24 February 2000 | Elizabeth Bellamy
Business travel buyers who fail to renegotiate their supplier and travel agent relationships within the next year may suffer financially, an industry body has claimed, writes Elizabeth Bellamy.
Ian Hall, chairman of the Institute of Travel Management, said the scenario was prompted by a recent trend for companies to pay their agents and suppliers through transaction fees, instead of commission or management fees.
Transaction fees give firms greater visibility of travel spend as goods and services are paid for up front, item by item, Hall told conference delegates.
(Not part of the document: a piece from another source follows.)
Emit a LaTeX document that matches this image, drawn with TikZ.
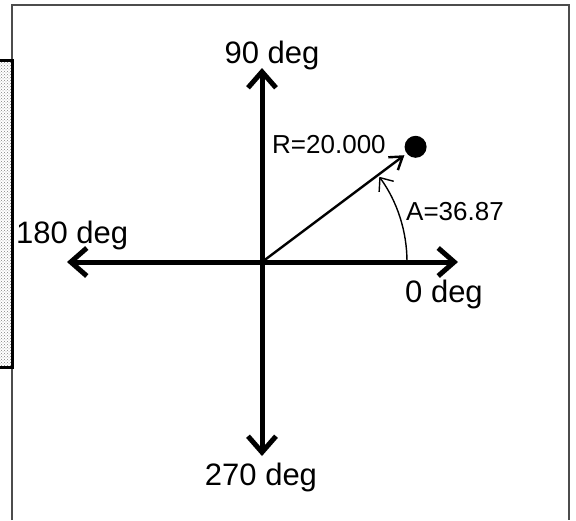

But as the use of these fees becomes more widespread, companies must be aware that they could lose their valuable end-of-year commission rebates from agents and suppliers.
Firms needed to renegotiate now with their suppliers to minimise the impact of this loss, he added.
Iain Robinson, head of UK business travel at American Express, said an increasing number of customers had expressed an interest in the transaction method during the past year. The trend had also been driven by British Airways' decision to scrap commission payments for travel agents and corporate buyers by 1 January.
This will have a wave effect across the industry, as the average firm spends between 50 and 75 per cent of its travel budget on flights, said Robinson.
Hall said that small firms, which tend not to have direct relationships with suppliers, were particularly at risk.